A paragon of conceptual art, John Baldessari aimed for the construction of meaning through subverting expectations, demanding a careful revision into his true intentions. In his stride to never produce “boring” art, Baldessari was often found reinventing and reimagining his practice via new mediums of creation. Incursions into photography, painting, printmaking, performance, among other wide varieties of media compose the body of his oeuvre. Through his enduringly successful career, his thought provoking pieces questioned the long standing premises of art history and its iconography; sometimes, through the usage of the written word as building blocks, other times, through the elimination of entities and identities by the addition of geometric shapes subverting the viewer’s priority of vision through its obtrusion.
“I do believe that art comes from art.”
John Baldessari
Emptiness
witholds meaning
John Baldessari. Two Crowds: Trouble (Excluded); Watching (Included) (1986). Private Collection.
Citing Giotto and Andrea Mantegna as two looming figures dominating his creative inspirations, this giant of conceptual art brought their lessons into actuality. The closely arranged figures of the Florentine master, suffering in imagined spaces, have been rethought through a contemporary gaze, replacing the grandiose emotional expressions through evocative geometric figures. Meanwhile, the packed crowds appearing on the frescoes are displaced and replaced by empty voids carrying as much meaning. While working with diametrically opposed forms of representation, the end result conveys the same emotional experience; a sense of a profoundly suggestive psychological representation. In this vein, Baldessari constructed his Crowd series, conceptual studies into how reason and the sense of self tend to disappear once the individual enters the multitude.
John Baldessari. Two Crowds: Trouble (Excluded); Watching (Included) (1986). Private Collection.
Emptiness can withhold meaning within its potential of occupancy. In his Two Crowds: Trouble, the multitude has been displaced from their gathering location and thrown into a white void rendering the gatherers devoid of standing. Meanwhile, an empty space deprived of subjects has been generated in the middle of a piazza. Emphasizing the unresolved connection between the two pictures, these static images are surrounded by a liminal white space setting them apart and into a palpable tension.

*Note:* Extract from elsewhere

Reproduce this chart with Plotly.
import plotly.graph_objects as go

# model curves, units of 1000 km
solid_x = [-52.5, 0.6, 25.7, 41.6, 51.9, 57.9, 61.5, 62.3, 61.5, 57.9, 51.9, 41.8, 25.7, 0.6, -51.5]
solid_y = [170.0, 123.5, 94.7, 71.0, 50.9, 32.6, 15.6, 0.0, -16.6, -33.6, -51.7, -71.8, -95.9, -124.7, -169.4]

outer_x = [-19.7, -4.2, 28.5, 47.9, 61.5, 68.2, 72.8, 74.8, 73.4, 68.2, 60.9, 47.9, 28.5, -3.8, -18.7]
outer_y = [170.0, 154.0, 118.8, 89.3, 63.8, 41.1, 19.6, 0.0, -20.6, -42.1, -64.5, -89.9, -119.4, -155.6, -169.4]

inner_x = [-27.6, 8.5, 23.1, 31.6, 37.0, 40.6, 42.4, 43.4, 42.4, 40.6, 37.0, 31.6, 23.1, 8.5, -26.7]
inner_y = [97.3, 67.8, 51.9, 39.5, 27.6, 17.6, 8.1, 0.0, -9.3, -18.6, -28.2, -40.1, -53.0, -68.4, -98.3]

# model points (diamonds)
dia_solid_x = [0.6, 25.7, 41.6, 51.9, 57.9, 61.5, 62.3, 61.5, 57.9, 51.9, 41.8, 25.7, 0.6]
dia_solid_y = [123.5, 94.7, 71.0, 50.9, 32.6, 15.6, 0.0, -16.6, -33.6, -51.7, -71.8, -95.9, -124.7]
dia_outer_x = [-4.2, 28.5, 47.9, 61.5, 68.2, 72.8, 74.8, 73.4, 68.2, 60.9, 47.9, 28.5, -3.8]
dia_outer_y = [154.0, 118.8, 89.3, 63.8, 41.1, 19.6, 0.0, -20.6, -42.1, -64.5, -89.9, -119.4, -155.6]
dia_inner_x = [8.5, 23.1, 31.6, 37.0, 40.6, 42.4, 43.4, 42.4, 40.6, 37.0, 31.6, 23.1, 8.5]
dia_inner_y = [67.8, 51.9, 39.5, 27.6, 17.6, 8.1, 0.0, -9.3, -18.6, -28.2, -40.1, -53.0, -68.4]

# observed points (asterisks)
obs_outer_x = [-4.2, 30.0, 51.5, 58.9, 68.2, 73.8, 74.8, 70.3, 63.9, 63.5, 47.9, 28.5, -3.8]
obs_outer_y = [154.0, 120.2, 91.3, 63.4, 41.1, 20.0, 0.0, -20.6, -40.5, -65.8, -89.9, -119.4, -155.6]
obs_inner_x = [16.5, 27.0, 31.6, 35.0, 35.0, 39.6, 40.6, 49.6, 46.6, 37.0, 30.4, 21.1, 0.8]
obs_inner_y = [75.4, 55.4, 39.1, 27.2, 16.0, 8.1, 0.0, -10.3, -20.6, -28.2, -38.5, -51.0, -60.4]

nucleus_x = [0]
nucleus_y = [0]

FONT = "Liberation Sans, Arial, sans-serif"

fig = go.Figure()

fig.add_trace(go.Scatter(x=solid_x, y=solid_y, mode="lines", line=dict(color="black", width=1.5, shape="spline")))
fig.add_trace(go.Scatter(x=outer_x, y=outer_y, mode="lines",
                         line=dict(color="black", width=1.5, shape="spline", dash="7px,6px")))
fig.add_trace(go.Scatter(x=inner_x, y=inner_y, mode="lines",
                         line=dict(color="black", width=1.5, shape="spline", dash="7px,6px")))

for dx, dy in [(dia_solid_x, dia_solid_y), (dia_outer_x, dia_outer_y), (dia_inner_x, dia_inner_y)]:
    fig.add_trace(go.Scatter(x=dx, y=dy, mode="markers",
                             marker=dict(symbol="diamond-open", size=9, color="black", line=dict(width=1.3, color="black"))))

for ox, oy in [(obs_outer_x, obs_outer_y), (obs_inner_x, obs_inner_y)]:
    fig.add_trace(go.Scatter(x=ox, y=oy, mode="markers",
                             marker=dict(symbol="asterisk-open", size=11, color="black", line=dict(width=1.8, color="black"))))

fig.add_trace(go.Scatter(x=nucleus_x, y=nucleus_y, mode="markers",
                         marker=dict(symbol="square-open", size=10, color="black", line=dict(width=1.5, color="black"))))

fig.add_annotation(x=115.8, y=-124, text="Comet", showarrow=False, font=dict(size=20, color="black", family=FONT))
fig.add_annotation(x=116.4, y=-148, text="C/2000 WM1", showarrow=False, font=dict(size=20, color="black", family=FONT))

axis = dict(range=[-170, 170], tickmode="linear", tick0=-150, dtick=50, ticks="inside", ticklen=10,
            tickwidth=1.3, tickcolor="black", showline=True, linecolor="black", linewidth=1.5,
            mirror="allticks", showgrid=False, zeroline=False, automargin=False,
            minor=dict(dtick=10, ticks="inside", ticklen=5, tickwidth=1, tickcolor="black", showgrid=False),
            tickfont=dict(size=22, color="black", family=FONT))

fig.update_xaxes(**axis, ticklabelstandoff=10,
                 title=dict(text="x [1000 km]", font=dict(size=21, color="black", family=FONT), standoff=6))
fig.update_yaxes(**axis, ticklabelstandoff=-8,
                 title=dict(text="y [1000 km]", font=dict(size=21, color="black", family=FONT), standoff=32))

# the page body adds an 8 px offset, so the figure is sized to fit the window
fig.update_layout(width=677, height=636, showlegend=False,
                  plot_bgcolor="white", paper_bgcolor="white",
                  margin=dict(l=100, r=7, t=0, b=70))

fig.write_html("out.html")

Both the crowd and the piazza appear to come from different scenes marked by their dissonant outlines, yet they are still waiting to be merged into a single image. The absurd chaos created by the intervention of these pictures seems to surpass the disorder that a single image would have generated. It is in this entropic quality of art to fall and converge into new artistic premises that Baldessari found his ultimate method of communication.